Jakarta, Gatra.com - Peneliti Imparsial sekaligus Ketua Badan Pengurus Centra Initiative, Al Araf memberikan tanggapan atas kasus gagal ginjal akut pada anak. Menurutnya, kasus ini merupakan tragedi kekuasaan sehingga pemerintah harus bertanggungnawab.
"Ini tragedi kekuasaan. Pemerintah harus memiliki tanggung jawab mutlak untuk memenuhi hak kesehatan masyarakatnya. Ada korban meninggal dan ada yang dirawat akibat minum obat beracun," katanya dalam media briefing Update Kasus Gagal Ginjal Akut pada Anak yang diselenggarakan Tim Advokasi untuk Kemanusiaan (TANDUK) di Jakarta, Rabu (30/11).
Al Araf menyebut bahwa dalam kerangka ini, negara memiliki state responsibility untuk memenuhi hak kesehatan sebab telah diatur dalam konstitusi. Penyelesaian kasus masih harus dilakukan. Banyak korban yang masih dirawat di rumah sakit maupun melakukan rawat jalan akibat kerusakan organ sebagai dampak dari tidak berfungsinya ginjal.
Al Araf juga menilai anggapan bahwa anggapan kasus sudah selesai dari pihak pemerintah seperti Kementerian Kesehatan (Kemenkes) dan Badan Pengawas Obat dan Makanan (BPOM) merupakan sikap yang melukai korban. Korban yang tidak bisa sembuh seperti sedia kala dan harus menjalani berbagai perawatan menjadi tanda masih berlangsungnya kasus.
"Saya melihat pemerintah lari dari ini. Pemerintah atau BPOM menganggap kasus ini sudah selesai, itu melukai korban. Setiap hari korban masih bolak balik rumah sakit untuk cek dan merawat anaknya, itu nggak bisa dipandang sebagai sebuah kasus selesai," paparnya.
Menurut Al Araf, penting bagi negara untuk memastikan hak atas kesehatan masyarakat bisa terpenuhi. Hal itu merupakan state responsibility yang harus dipenuhi.
Ia menyebutkan bahwa Kemenkes dan BPOM seharusnya turun langsung melihat korban. Upaya ini diperlukan agar pihak terkait bisa menemukan realitas yang sesungguhnya terjadi.
"Seharusnya Kemenkes dan BPOM turun ke Rumah Sakit Umum Pusat Nasional dr. Cipto Mangunkusumo (RSCM) untuk melihat realitas langsung dan berkomitmen dalam rangka melakukan perawatan intensif untuk korban. Ini harus dilakukan secara kontinu oleh negara," jelasnya.
Menurutnya, negara tidak boleh menutupi persoalan ini.
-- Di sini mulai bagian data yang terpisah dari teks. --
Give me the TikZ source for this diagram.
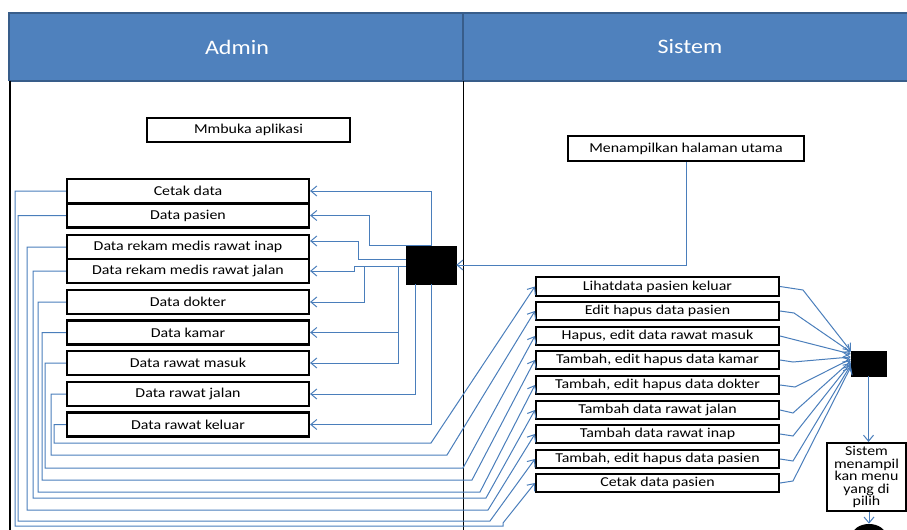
\documentclass[tikz,border=0pt]{standalone}
\usepackage{fontspec}
\setmainfont{Carlito}[FakeStretch=1.17]
\usetikzlibrary{arrows.meta,shapes.geometric}
\definecolor{headblue}{RGB}{79,129,189}
\definecolor{headedge}{RGB}{56,93,138}
\definecolor{linkblue}{RGB}{74,126,187}

\begin{document}
\begin{tikzpicture}[x=0.75pt,y=-0.75pt,
  actbox/.style={draw=black,line width=1.6pt,fill=white,inner sep=0pt,
    font=\fontsize{10.2}{12}\selectfont},
  lbox/.style={actbox,minimum width=181.5pt,minimum height=18pt},
  rbox/.style={actbox,minimum width=182.25pt,minimum height=13.9pt},
  bar/.style={fill=black,draw=black,inner sep=0pt},
  flow/.style={draw=linkblue,line width=0.75pt},
  tip/.style={flow,-{Straight Barb[length=4.5pt,width=7.5pt]}},
  lanetitle/.style={text=white,font=\fontsize{15.4}{18}\selectfont}
]
\clip (0,0) rectangle (907,529);

% swimlane header
\fill[headblue] (9,13) rectangle (920,81);
\draw[headedge,line width=1pt] (9,81) -- (9,13) -- (920,13);
\draw[headedge,line width=1pt] (9,81) -- (920,81);
\draw[headedge,line width=1pt] (463,13) -- (463,81);
\node[lanetitle] (hadmin) at (237,47) {Admin};
\node[lanetitle] (hsistem) at (690,47) {Sistem};

% lane borders
\draw[line width=1.5pt] (10,81) -- (10,540);
\draw[line width=0.75pt] (463,81) -- (463,540);

% Admin lane
\node[actbox,minimum width=152.25pt,minimum height=18pt] (open) at (248.5,130) {Mmbuka aplikasi};
\node[lbox] (l1) at (188,191) {Cetak data};
\node[lbox] (l2) at (188,215.5) {Data pasien};
\node[lbox] (l3) at (188,247) {Data rekam medis rawat inap};
\node[lbox] (l4) at (188,271) {Data rekam medis rawat jalan};
\node[lbox] (l5) at (188,302) {Data dokter};
\node[lbox] (l6) at (188,332.5) {Data kamar};
\node[lbox] (l7) at (188,363) {Data rawat masuk};
\node[lbox] (l8) at (188,394) {Data rawat jalan};
\node[lbox] (l9) at (188,424.5) {Data rawat keluar};
\node[bar,minimum width=37.5pt,minimum height=28.5pt] (fa) at (431,265) {};

% Sistem lane
\node[actbox,minimum width=177pt,minimum height=18.75pt] (home) at (686,148.5) {Menampilkan halaman utama};
\node[rbox] (r1) at (657.5,286.5) {Lihatdata pasien keluar};
\node[rbox] (r2) at (657.5,311) {Edit hapus data pasien};
\node[rbox] (r3) at (657.5,336) {Hapus, edit data rawat masuk};
\node[rbox] (r4) at (657.5,360) {Tambah, edit hapus data kamar};
\node[rbox] (r5) at (657.5,385) {Tambah, edit hapus data dokter};
\node[rbox] (r6) at (657.5,410) {Tambah data rawat jalan};
\node[rbox] (r7) at (657.5,434) {Tambah data rawat inap};
\node[rbox] (r8) at (657.5,459) {Tambah, edit hapus data pasien};
\node[rbox] (r9) at (657.5,483) {Cetak data pasien};
\node[bar,minimum width=26.25pt,minimum height=18.75pt] (fb) at (868.5,363.5) {};
\node[actbox,minimum width=59.25pt,minimum height=51pt,align=center,
  font=\fontsize{10.2}{9.4}\selectfont] (menu) at (866.5,477)
  {Sistem\\menampil\\kan menu\\yang di\\pilih};
\node[ellipse,fill=black,minimum width=25.5pt,minimum height=18pt,inner sep=0pt] (stop) at (869,536) {};

% junctions on the fork bus
\coordinate (bus) at (fa.west |- 0,266);
\coordinate (busa) at (364,266);
\coordinate (busb) at (398,266);

% home page to the fork
\draw[tip] (home.south) |- (fa.east);

% fork to the admin menu items
\draw[tip] (fa.north) |- (l1.east);
\draw[tip] (fa.north) -- ++(-62,0) |- (l2.east);
\draw[tip] (fa.west |- 0,259) -- (358,259) |- (l3.east |- 0,241);
\draw[tip] (bus) -- (354,266) |- (l4.east);
\draw[tip] (busa) |- (l5.east);
\draw[tip] (busb) |- (l6.east);
\draw[tip] (busb) |- (l7.east);
\draw[tip] (fa.south -| 415,0) |- (l8.east);
\draw[tip] (fa.south) |- (l9.east);

% admin menu items to the system actions
\draw[tip] (l1.west) -| (15,526) -- (503,526) -- (503,523) -- (r9.west);
\draw[tip] (l2.west) -| (18,521) -- (490,521) -- (r8.west);
\draw[tip] (l3.west) -| (27,510) -- (488,510) -- (r7.west);
\draw[tip] (l4.west) -| (33,498) -- (486,498) -- (r6.west);
\draw[tip] (l5.west) -| (38,492) -- (480,492) -- (r5.west);
\draw[tip] (l6.west) -| (42,480) -- (472,480) -- (r4.west);
\draw[tip] (l7.west) -| (45,468) -- (463,468) -- (r3.west);
\draw[tip] (l8.west) -| (51,455) -- (447,455) -- (r2.west);
\draw[tip] (l9.west) -| (54,443) -- (431,443) -- (r1.west);

% system actions join
\draw[tip] (r1.east) -- (803,290) -- (fb.west |- 0,351);
\draw[tip] (r2.east) -- (794,313) -- (fb.west |- 0,352);
\draw[tip] (r3.east) -- (fb.west |- 0,354);
\draw[tip] (r4.east) -- (793,362) -- (fb.west |- 0,357);
\draw[tip] (r5.east) -- (795,387) -- (fb.west |- 0,359);
\draw[tip] (r6.east) -- (793,413) -- (fb.west |- 0,361);
\draw[tip] (r7.east) -- (793,436) -- (fb.west |- 0,363);
\draw[tip] (r8.east) -- (793,461) -- (fb.west |- 0,365);
\draw[tip] (r9.east) -- (793,481) -- (fb.west |- 0,367);

% join to the menu and the end
\draw[tip] (fb.south) -- (menu.north -| fb.south);
\draw[tip] (menu.south -| stop.north) -- (stop.north);
\end{tikzpicture}
\end{document}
Semua harus dibuka secara terang benderang, terutama siapa yang bertanggungjawab. Seluruh pihak harus dicek satu persatu sehingga komitmen pemerintah harus tegas, bahkan hingga jangka panjang terutama dalam memberikan perawatan bagi korban.
Ia menuntut Presiden Joko Widodo dan Dewan Perwakilan Rakyat (DPR) untuk melihat korban yang jumlahnya tidak sedikit.
"Wakil rakyat bekerja untuk menyampaikan aspirasi rakyat. Komisi kesehatan tidak boleh diam, harus proaktif untuk memastikan hak kesehatan masyrakat terjamin. Aneh sekali kalau wakil rakyat tidak turun untuk mendesak pemerintah bertanggungjawab," lanjutnya.
Al Araf menyebut bahwa audit BPOM diperlukan. Pembentukan panitia khusus oleh DPR menjadi langkah yang bisa diambil. Ini bisa menunjukkan adanya upaya serius dalam penanganan kasus gagal ginjal akut.
Akuntabilitas dalam penanganan kasus diperlukan. Al Araf menyebut pemgusutan diperlukan agar seluruh masyarakat bisa mendapat rasa aman dalam berobat. Menurutnya, kasus ini berdampak pada adanya ketenangan dan rasa amana yabg terganggu dalam mengkonsumsi obat di kalangan masyarakat.
"Ini bukan buat keluarga korban saja, tapi masyarakat Indonesia untuk mendapat kepastian bahwa kita mendapat ketenangan berobat. Perjuangan ibu bapak korban bukan hanya untuk dia, tapi juga memastikan tata sistem kesehatan kita bisa menjamin kesehatan secara penuh," pungkasnya.